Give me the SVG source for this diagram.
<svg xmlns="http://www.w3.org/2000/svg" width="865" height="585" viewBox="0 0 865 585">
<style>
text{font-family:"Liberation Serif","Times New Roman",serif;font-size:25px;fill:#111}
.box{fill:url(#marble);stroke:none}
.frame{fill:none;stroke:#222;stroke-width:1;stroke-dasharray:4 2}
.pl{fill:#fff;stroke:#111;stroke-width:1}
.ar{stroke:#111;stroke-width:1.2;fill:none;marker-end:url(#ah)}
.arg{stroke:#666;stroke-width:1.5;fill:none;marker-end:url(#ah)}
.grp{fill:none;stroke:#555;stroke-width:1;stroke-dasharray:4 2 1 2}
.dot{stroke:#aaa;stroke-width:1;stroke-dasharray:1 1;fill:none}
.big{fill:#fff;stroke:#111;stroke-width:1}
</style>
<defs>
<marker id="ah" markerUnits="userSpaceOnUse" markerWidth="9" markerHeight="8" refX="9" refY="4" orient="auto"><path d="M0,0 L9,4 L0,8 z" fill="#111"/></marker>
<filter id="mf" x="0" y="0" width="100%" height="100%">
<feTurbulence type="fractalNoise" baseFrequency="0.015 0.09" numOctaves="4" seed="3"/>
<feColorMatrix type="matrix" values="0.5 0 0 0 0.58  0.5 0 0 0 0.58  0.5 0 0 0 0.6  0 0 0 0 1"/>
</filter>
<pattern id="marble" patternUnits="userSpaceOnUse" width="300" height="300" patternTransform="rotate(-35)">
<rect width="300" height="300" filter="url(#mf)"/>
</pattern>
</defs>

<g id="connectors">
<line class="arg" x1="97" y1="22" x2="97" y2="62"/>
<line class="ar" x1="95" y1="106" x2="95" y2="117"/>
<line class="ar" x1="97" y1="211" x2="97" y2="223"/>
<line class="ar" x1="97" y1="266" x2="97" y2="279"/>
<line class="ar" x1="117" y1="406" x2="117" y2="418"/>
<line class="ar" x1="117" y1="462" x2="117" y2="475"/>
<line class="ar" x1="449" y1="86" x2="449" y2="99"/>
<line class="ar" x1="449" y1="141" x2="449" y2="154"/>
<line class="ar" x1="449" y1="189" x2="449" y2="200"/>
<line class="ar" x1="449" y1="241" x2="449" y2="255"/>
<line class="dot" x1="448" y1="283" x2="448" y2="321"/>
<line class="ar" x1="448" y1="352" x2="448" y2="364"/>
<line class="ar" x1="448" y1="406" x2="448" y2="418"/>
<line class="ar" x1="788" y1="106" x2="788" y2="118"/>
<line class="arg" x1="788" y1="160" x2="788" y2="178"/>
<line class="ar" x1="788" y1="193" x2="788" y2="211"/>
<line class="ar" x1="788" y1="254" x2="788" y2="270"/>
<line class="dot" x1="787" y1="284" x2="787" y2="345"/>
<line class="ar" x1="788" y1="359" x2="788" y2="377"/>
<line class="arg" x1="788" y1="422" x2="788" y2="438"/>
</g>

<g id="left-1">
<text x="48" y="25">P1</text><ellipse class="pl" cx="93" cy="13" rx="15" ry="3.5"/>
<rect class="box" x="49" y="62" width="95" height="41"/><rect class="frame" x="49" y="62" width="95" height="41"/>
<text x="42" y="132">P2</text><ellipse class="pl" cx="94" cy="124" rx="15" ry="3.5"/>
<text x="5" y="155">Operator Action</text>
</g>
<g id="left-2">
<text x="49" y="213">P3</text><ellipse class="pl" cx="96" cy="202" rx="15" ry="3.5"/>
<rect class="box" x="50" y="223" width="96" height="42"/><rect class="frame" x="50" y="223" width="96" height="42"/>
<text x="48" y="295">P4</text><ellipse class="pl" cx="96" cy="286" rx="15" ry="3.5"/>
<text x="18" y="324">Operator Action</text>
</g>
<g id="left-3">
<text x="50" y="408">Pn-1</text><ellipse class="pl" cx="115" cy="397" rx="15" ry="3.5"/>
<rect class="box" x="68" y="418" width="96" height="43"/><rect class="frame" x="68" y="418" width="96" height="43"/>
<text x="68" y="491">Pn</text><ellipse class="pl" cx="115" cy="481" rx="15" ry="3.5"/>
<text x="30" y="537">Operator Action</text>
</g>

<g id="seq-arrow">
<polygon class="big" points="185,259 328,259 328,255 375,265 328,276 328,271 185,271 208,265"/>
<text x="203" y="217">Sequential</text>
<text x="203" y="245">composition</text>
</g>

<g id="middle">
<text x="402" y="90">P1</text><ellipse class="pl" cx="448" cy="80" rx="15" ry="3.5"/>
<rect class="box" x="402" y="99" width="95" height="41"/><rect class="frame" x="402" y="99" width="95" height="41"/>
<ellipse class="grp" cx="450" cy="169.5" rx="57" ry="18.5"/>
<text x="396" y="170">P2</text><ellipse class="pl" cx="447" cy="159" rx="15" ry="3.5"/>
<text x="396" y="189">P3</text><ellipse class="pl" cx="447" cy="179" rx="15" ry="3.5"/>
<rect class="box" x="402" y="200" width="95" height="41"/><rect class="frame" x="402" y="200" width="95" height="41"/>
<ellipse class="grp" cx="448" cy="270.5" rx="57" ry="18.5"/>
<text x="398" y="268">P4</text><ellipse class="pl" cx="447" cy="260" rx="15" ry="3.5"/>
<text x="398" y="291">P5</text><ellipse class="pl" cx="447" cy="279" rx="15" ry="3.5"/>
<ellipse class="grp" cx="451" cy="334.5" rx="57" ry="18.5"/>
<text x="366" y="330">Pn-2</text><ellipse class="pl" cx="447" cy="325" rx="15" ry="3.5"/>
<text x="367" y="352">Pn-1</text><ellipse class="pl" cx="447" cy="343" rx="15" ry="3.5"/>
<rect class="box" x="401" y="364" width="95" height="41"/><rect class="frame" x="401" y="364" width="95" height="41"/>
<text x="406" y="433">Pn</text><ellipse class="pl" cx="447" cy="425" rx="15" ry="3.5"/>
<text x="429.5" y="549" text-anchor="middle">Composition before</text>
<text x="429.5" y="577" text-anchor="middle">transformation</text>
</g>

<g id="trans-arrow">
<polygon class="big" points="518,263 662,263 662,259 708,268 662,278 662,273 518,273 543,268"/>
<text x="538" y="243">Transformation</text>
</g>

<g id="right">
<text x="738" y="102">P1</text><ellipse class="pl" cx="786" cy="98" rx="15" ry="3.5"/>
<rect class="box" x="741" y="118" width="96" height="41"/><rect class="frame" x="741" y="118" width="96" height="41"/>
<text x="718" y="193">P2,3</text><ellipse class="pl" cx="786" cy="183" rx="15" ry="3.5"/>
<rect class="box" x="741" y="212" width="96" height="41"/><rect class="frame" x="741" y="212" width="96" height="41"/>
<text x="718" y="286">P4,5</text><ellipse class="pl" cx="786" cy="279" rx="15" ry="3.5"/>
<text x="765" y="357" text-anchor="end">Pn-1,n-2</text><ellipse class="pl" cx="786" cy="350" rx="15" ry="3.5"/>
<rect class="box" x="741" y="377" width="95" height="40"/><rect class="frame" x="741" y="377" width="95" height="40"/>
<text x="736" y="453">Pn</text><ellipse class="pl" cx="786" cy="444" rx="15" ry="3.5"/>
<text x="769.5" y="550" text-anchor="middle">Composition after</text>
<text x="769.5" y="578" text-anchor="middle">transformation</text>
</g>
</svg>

▸ **THE REQUEST**
Go through the listing and copy all of it exactly.

▸ **EXERCISE RESULT**
Give me the SVG source for this diagram.
<svg xmlns="http://www.w3.org/2000/svg" width="865" height="585" viewBox="0 0 865 585">
<style>
text{font-family:"Liberation Serif","Times New Roman",serif;font-size:25px;fill:#111}
.box{fill:url(#marble);stroke:none}
.frame{fill:none;stroke:#222;stroke-width:1;stroke-dasharray:4 2}
.pl{fill:#fff;stroke:#111;stroke-width:1}
.ar{stroke:#111;stroke-width:1.2;fill:none;marker-end:url(#ah)}
.arg{stroke:#666;stroke-width:1.5;fill:none;marker-end:url(#ah)}
.grp{fill:none;stroke:#555;stroke-width:1;stroke-dasharray:4 2 1 2}
.dot{stroke:#aaa;stroke-width:1;stroke-dasharray:1 1;fill:none}
.big{fill:#fff;stroke:#111;stroke-width:1}
</style>
<defs>
<marker id="ah" markerUnits="userSpaceOnUse" markerWidth="9" markerHeight="8" refX="9" refY="4" orient="auto"><path d="M0,0 L9,4 L0,8 z" fill="#111"/></marker>
<filter id="mf" x="0" y="0" width="100%" height="100%">
<feTurbulence type="fractalNoise" baseFrequency="0.015 0.09" numOctaves="4" seed="3"/>
<feColorMatrix type="matrix" values="0.5 0 0 0 0.58  0.5 0 0 0 0.58  0.5 0 0 0 0.6  0 0 0 0 1"/>
</filter>
<pattern id="marble" patternUnits="userSpaceOnUse" width="300" height="300" patternTransform="rotate(-35)">
<rect width="300" height="300" filter="url(#mf)"/>
</pattern>
</defs>

<g id="connectors">
<line class="arg" x1="97" y1="22" x2="97" y2="62"/>
<line class="ar" x1="95" y1="106" x2="95" y2="117"/>
<line class="ar" x1="97" y1="211" x2="97" y2="223"/>
<line class="ar" x1="97" y1="266" x2="97" y2="279"/>
<line class="ar" x1="117" y1="406" x2="117" y2="418"/>
<line class="ar" x1="117" y1="462" x2="117" y2="475"/>
<line class="ar" x1="449" y1="86" x2="449" y2="99"/>
<line class="ar" x1="449" y1="141" x2="449" y2="154"/>
<line class="ar" x1="449" y1="189" x2="449" y2="200"/>
<line class="ar" x1="449" y1="241" x2="449" y2="255"/>
<line class="dot" x1="448" y1="283" x2="448" y2="321"/>
<line class="ar" x1="448" y1="352" x2="448" y2="364"/>
<line class="ar" x1="448" y1="406" x2="448" y2="418"/>
<line class="ar" x1="788" y1="106" x2="788" y2="118"/>
<line class="arg" x1="788" y1="160" x2="788" y2="178"/>
<line class="ar" x1="788" y1="193" x2="788" y2="211"/>
<line class="ar" x1="788" y1="254" x2="788" y2="270"/>
<line class="dot" x1="787" y1="284" x2="787" y2="345"/>
<line class="ar" x1="788" y1="359" x2="788" y2="377"/>
<line class="arg" x1="788" y1="422" x2="788" y2="438"/>
</g>

<g id="left-1">
<text x="48" y="25">P1</text><ellipse class="pl" cx="93" cy="13" rx="15" ry="3.5"/>
<rect class="box" x="49" y="62" width="95" height="41"/><rect class="frame" x="49" y="62" width="95" height="41"/>
<text x="42" y="132">P2</text><ellipse class="pl" cx="94" cy="124" rx="15" ry="3.5"/>
<text x="5" y="155">Operator Action</text>
</g>
<g id="left-2">
<text x="49" y="213">P3</text><ellipse class="pl" cx="96" cy="202" rx="15" ry="3.5"/>
<rect class="box" x="50" y="223" width="96" height="42"/><rect class="frame" x="50" y="223" width="96" height="42"/>
<text x="48" y="295">P4</text><ellipse class="pl" cx="96" cy="286" rx="15" ry="3.5"/>
<text x="18" y="324">Operator Action</text>
</g>
<g id="left-3">
<text x="50" y="408">Pn-1</text><ellipse class="pl" cx="115" cy="397" rx="15" ry="3.5"/>
<rect class="box" x="68" y="418" width="96" height="43"/><rect class="frame" x="68" y="418" width="96" height="43"/>
<text x="68" y="491">Pn</text><ellipse class="pl" cx="115" cy="481" rx="15" ry="3.5"/>
<text x="30" y="537">Operator Action</text>
</g>

<g id="seq-arrow">
<polygon class="big" points="185,259 328,259 328,255 375,265 328,276 328,271 185,271 208,265"/>
<text x="203" y="217">Sequential</text>
<text x="203" y="245">composition</text>
</g>

<g id="middle">
<text x="402" y="90">P1</text><ellipse class="pl" cx="448" cy="80" rx="15" ry="3.5"/>
<rect class="box" x="402" y="99" width="95" height="41"/><rect class="frame" x="402" y="99" width="95" height="41"/>
<ellipse class="grp" cx="450" cy="169.5" rx="57" ry="18.5"/>
<text x="396" y="170">P2</text><ellipse class="pl" cx="447" cy="159" rx="15" ry="3.5"/>
<text x="396" y="189">P3</text><ellipse class="pl" cx="447" cy="179" rx="15" ry="3.5"/>
<rect class="box" x="402" y="200" width="95" height="41"/><rect class="frame" x="402" y="200" width="95" height="41"/>
<ellipse class="grp" cx="448" cy="270.5" rx="57" ry="18.5"/>
<text x="398" y="268">P4</text><ellipse class="pl" cx="447" cy="260" rx="15" ry="3.5"/>
<text x="398" y="291">P5</text><ellipse class="pl" cx="447" cy="279" rx="15" ry="3.5"/>
<ellipse class="grp" cx="451" cy="334.5" rx="57" ry="18.5"/>
<text x="366" y="330">Pn-2</text><ellipse class="pl" cx="447" cy="325" rx="15" ry="3.5"/>
<text x="367" y="352">Pn-1</text><ellipse class="pl" cx="447" cy="343" rx="15" ry="3.5"/>
<rect class="box" x="401" y="364" width="95" height="41"/><rect class="frame" x="401" y="364" width="95" height="41"/>
<text x="406" y="433">Pn</text><ellipse class="pl" cx="447" cy="425" rx="15" ry="3.5"/>
<text x="429.5" y="549" text-anchor="middle">Composition before</text>
<text x="429.5" y="577" text-anchor="middle">transformation</text>
</g>

<g id="trans-arrow">
<polygon class="big" points="518,263 662,263 662,259 708,268 662,278 662,273 518,273 543,268"/>
<text x="538" y="243">Transformation</text>
</g>

<g id="right">
<text x="738" y="102">P1</text><ellipse class="pl" cx="786" cy="98" rx="15" ry="3.5"/>
<rect class="box" x="741" y="118" width="96" height="41"/><rect class="frame" x="741" y="118" width="96" height="41"/>
<text x="718" y="193">P2,3</text><ellipse class="pl" cx="786" cy="183" rx="15" ry="3.5"/>
<rect class="box" x="741" y="212" width="96" height="41"/><rect class="frame" x="741" y="212" width="96" height="41"/>
<text x="718" y="286">P4,5</text><ellipse class="pl" cx="786" cy="279" rx="15" ry="3.5"/>
<text x="765" y="357" text-anchor="end">Pn-1,n-2</text><ellipse class="pl" cx="786" cy="350" rx="15" ry="3.5"/>
<rect class="box" x="741" y="377" width="95" height="40"/><rect class="frame" x="741" y="377" width="95" height="40"/>
<text x="736" y="453">Pn</text><ellipse class="pl" cx="786" cy="444" rx="15" ry="3.5"/>
<text x="769.5" y="550" text-anchor="middle">Composition after</text>
<text x="769.5" y="578" text-anchor="middle">transformation</text>
</g>
</svg>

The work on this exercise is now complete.